What I’m saying is that when I find myself muttering out loud at a computer screen and actually walking into my “real” life feeling annoyed or even angry, or when I find myself disliking people online when I quite like them face-to-face, it’s probably time for a little breathing space. And breathe I did. It has been a wonderful, restorative week -- a break in every sense of the word. We stayed home this year, but I decided that each day we would do something special. We rode the Tacoma Link, ate cupcakes, visited used bookstores, wandered through Pike Place Market, rode on the Great Seattle Wheel, ate lunch in tiny cafes that served, for instance, excellent brie-and-tomato sandwiches (for me) and perfect peanut butter and honey (for Zannah), and took some nature walks. I carved out a little kid-free time with a couple of friends, finished reading a few novels (all of you should run, not walk, to pick up a copy of A Constellation of Vital Phenomena), and watched the Veronica Mars movie (which I loved). This afternoon, I managed a four-mile run in the sunshine, followed by late-afternoon coffee in Seattle while Matt took the kids to REI and a family dinner at Veggie Grill, which is always where the kids want to go when we say, “Hey, where should we eat tonight?” (It’s one of my favorites, too, so no complaints here.)
Life was still normal enough to provide plenty of laundry, bickering between my children, appointments and errands, floors in need of vacuuming, bedtime battles, and a broken lawn mower. I’ve put off most of my “to do” list so that it all needs to happen, oh, tomorrow. But somehow, that bit of daily reality kept me grounded enough to appreciate the moments in which we stepped outside of our ordinary routines every day.
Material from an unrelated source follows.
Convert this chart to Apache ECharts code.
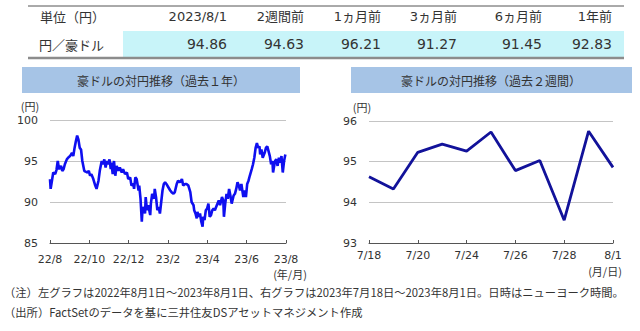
<!DOCTYPE html>
<html>
<head>
<meta charset="utf-8">
<script src="https://cdn.jsdelivr.net/npm/echarts@6/dist/echarts.min.js"></script>
<style>
  html, body { margin: 0; padding: 0; background: #fff; }
  #chart { width: 640px; height: 331px; }
</style>
</head>
<body>
<div id="chart"></div>
<script>
// Summary table
const tableHeaders = ['2023/8/1', '2週間前', '1ヵ月前', '3ヵ月前', '6ヵ月前', '1年前'];
const tableValues = ['94.86', '94.63', '96.21', '91.27', '91.45', '92.83'];

// AUD/JPY over the past year: days elapsed since 2022/8/1 and the rate
const yearDays = [0, 1, 3, 5, 8, 10, 12, 14, 17, 19, 21, 23, 26, 28, 31, 34, 36, 38, 40, 42,
  44, 46, 48, 50, 53, 55, 58, 60, 62, 64, 67, 70, 72, 75, 77, 80, 82, 84, 86, 88,
  90, 92, 94, 95, 97, 99, 101, 103, 106, 108, 111, 113, 116, 119, 121, 124, 126, 129, 130, 132,
  134, 137, 138, 140, 142, 143, 145, 147, 148, 150, 152, 155, 156, 158, 161, 162, 164, 166, 168, 170,
  172, 174, 176, 178, 180, 183, 186, 188, 191, 193, 196, 198, 201, 204, 206, 209, 211, 214, 217, 219,
  222, 223, 225, 227, 228, 230, 232, 234, 236, 237, 239, 241, 243, 245, 247, 249, 251, 253, 255, 258,
  259, 261, 263, 266, 268, 269, 271, 273, 275, 277, 279, 281, 284, 286, 288, 290, 292, 294, 296, 299,
  301, 303, 305, 307, 309, 312, 314, 316, 318, 320, 322, 324, 325, 327, 329, 332, 334, 336, 338, 340,
  342, 344, 345, 348, 350, 352, 354, 356, 358, 360, 362, 364];
const yearValues = [92.8, 91.6, 92.6, 93.6, 93.4, 93.9, 95.0, 94.0, 94.4, 93.8, 94.0, 94.6, 95.2, 95.4, 95.6, 96.0, 95.6, 96.6, 97.4, 98.1,
  97.6, 96.6, 96.4, 95.0, 93.8, 93.7, 93.6, 93.8, 93.2, 93.4, 92.8, 92.0, 91.6, 92.6, 93.8, 95.0, 94.6, 95.2, 94.2, 95.0,
  94.6, 95.2, 94.0, 94.8, 93.4, 95.0, 93.2, 94.4, 93.8, 94.2, 93.6, 94.0, 93.4, 93.6, 92.8, 93.0, 92.0, 92.2, 91.6, 93.0,
  92.8, 91.4, 92.0, 90.4, 87.6, 89.0, 89.4, 88.6, 90.6, 89.0, 89.6, 88.4, 89.8, 91.0, 90.4, 91.6, 90.6, 89.0, 89.4, 88.6,
  90.0, 91.4, 92.2, 92.4, 92.2, 91.8, 91.4, 91.2, 91.0, 91.2, 92.2, 92.6, 92.4, 92.8, 92.0, 92.2, 92.2, 92.0, 91.2, 90.0,
  89.6, 89.0, 88.6, 88.0, 88.8, 88.2, 88.6, 87.6, 87.0, 88.2, 87.8, 89.0, 89.2, 89.8, 88.2, 88.4, 89.0, 89.2, 89.0, 89.6,
  89.8, 90.2, 89.6, 90.6, 90.2, 88.2, 89.8, 91.0, 90.4, 91.6, 90.8, 89.8, 90.8, 91.0, 91.6, 92.4, 92.0, 91.4, 92.2, 90.6,
  91.4, 90.6, 92.2, 92.6, 93.2, 94.0, 94.6, 95.4, 96.6, 97.2, 96.6, 96.8, 95.8, 96.4, 95.4, 96.0, 96.6, 96.8, 96.2, 95.6,
  94.6, 95.0, 93.6, 95.0, 95.2, 94.4, 95.4, 94.8, 95.6, 93.6, 95.0, 95.8];
const yearTickLabels = ['22/8', '22/10', '22/12', '23/2', '23/4', '23/6', '23/8'];

// AUD/JPY over the past two weeks
const weekDates = ['7/18', '7/19', '7/20', '7/21', '7/24', '7/25', '7/26', '7/27', '7/28', '7/31', '8/1'];
const weekValues = [94.63, 94.33, 95.23, 95.43, 95.26, 95.73, 94.78, 95.03, 93.56, 95.75, 94.86];

const notes = [
  '（注）左グラフは2022年8月1日～2023年8月1日、右グラフは2023年7月18日～2023年8月1日。日時はニューヨーク時間。',
  '（出所）FactSetのデータを基に三井住友DSアセットマネジメント作成'
];

const JP = "'Noto Sans CJK JP', sans-serif";
const NUM = "'DejaVu Sans', 'Noto Sans CJK JP', sans-serif";
const TXT = '#333';

const chart = echarts.init(document.getElementById('chart'), null, { renderer: 'svg' });

// table graphics
const colRight = [227, 304, 381, 457, 542, 612];
const tableGraphics = [
  { type: 'rect', shape: { x: 123, y: 31, width: 501, height: 26 }, style: { fill: '#c8f4f9' }, silent: true },
  { type: 'line', shape: { x1: 28, y1: 6, x2: 624, y2: 6 }, style: { stroke: '#555', lineWidth: 1 } },
  { type: 'line', shape: { x1: 28, y1: 58, x2: 624, y2: 58 }, style: { stroke: '#8c8c8c', lineWidth: 2.5 } },
  { type: 'text', x: 40, y: 16, style: { text: '単位（円）', font: '13px ' + JP, fill: TXT, textVerticalAlign: 'middle' } },
  { type: 'text', x: 39, y: 44, style: { text: '円／豪ドル', font: '13px ' + JP, fill: TXT, textVerticalAlign: 'middle' } }
];
tableHeaders.forEach((h, i) => {
  tableGraphics.push({ type: 'text', x: colRight[i], y: 16,
    style: { text: h, font: '13px ' + NUM, fill: TXT, textAlign: 'right', textVerticalAlign: 'middle' } });
  tableGraphics.push({ type: 'text', x: colRight[i], y: 44,
    style: { text: tableValues[i], font: '14px ' + NUM, fill: TXT, textAlign: 'right', textVerticalAlign: 'middle' } });
});

const titleBoxes = [
  { type: 'rect', shape: { x: 22, y: 67, width: 278, height: 26 }, style: { fill: '#a6c4e6' } },
  { type: 'text', x: 161, y: 80, style: { text: '豪ドルの対円推移（過去１年）', font: '12px ' + JP, fill: TXT, textAlign: 'center', textVerticalAlign: 'middle' } },
  { type: 'rect', shape: { x: 351, y: 67, width: 281, height: 26 }, style: { fill: '#a6c4e6' } },
  { type: 'text', x: 491, y: 80, style: { text: '豪ドルの対円推移（過去２週間）', font: '12px ' + JP, fill: TXT, textAlign: 'center', textVerticalAlign: 'middle' } }
];

const unitLabels = [
  { type: 'text', x: 30, y: 106, style: { text: '(円)', font: '11px ' + JP, fill: TXT, textAlign: 'center', textVerticalAlign: 'middle' } },
  { type: 'text', x: 290, y: 274, style: { text: '(年/月)', font: '11px ' + JP, fill: TXT, textAlign: 'center', textVerticalAlign: 'middle' } },
  { type: 'text', x: 362, y: 107, style: { text: '(円)', font: '11px ' + JP, fill: TXT, textAlign: 'center', textVerticalAlign: 'middle' } },
  { type: 'text', x: 605, y: 271, style: { text: '(月/日)', font: '11px ' + JP, fill: TXT, textAlign: 'center', textVerticalAlign: 'middle' } }
];

const noteGraphics = notes.map((t, i) => ({
  type: 'text', x: 4, y: 292 + i * 20,
  style: { text: t, font: '11.3px ' + JP, fill: TXT, textVerticalAlign: 'middle' }
}));

const axisLineStyle = { lineStyle: { color: '#555', width: 1 } };
const splitLineStyle = { show: true, lineStyle: { color: '#c4c4c4', width: 1 } };
const labelStyle = { fontFamily: "'DejaVu Sans', sans-serif", fontSize: 11, color: TXT };

const option = {
  animation: false,
  grid: [
    { left: 50, right: 354, top: 120, bottom: 88 },
    { left: 369, right: 27, top: 121, bottom: 88 }
  ],
  xAxis: [
    {
      gridIndex: 0, type: 'value', min: 0, max: 12, interval: 2,
      axisLine: axisLineStyle,
      axisTick: { show: true, inside: true, length: 3, lineStyle: { color: '#555' } },
      splitLine: { show: false },
      axisLabel: Object.assign({}, labelStyle, { margin: 11, formatter: v => yearTickLabels[Math.round(v / 2)] })
    },
    {
      gridIndex: 1, type: 'category', boundaryGap: false, data: weekDates,
      axisLine: axisLineStyle,
      axisTick: { show: true, inside: true, length: 3, interval: 1, lineStyle: { color: '#555' } },
      axisLabel: Object.assign({}, labelStyle, { margin: 7, interval: 1 })
    }
  ],
  yAxis: [
    {
      gridIndex: 0, type: 'value', min: 85, max: 100, interval: 5,
      axisLine: { show: false }, axisTick: { show: false },
      splitLine: splitLineStyle,
      axisLabel: Object.assign({}, labelStyle, { margin: 12 })
    },
    {
      gridIndex: 1, type: 'value', min: 93, max: 96, interval: 1,
      axisLine: { show: false }, axisTick: { show: false },
      splitLine: splitLineStyle,
      axisLabel: Object.assign({}, labelStyle, { margin: 12 })
    }
  ],
  series: [
    {
      type: 'line', xAxisIndex: 0, yAxisIndex: 0, showSymbol: false,
      data: yearDays.map((d, i) => [d * 12 / 365, yearValues[i]]),
      lineStyle: { color: '#0f0ff0', width: 2.6 }
    },
    {
      type: 'line', xAxisIndex: 1, yAxisIndex: 1, showSymbol: false,
      data: weekValues,
      lineStyle: { color: '#12129a', width: 2.8 }
    }
  ],
  graphic: { elements: [].concat(tableGraphics, titleBoxes, unitLabels, noteGraphics) }
};

chart.setOption(option);
</script>
</body>
</html>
This morning on the radio I listened to a bit on the Benedictine notion of time -- that there is enough time in each day for work, for prayer, for rest, and for play. I started a new writing workshop this weekend, one that will fill up all of the cracks of “spare” time in my day for the next few months. It is a gift that I get to do this. It will actually require that I carve out time I don’t ever think I have, and that will require that I limit the noise I allow in my life. Maybe this week was just training for that.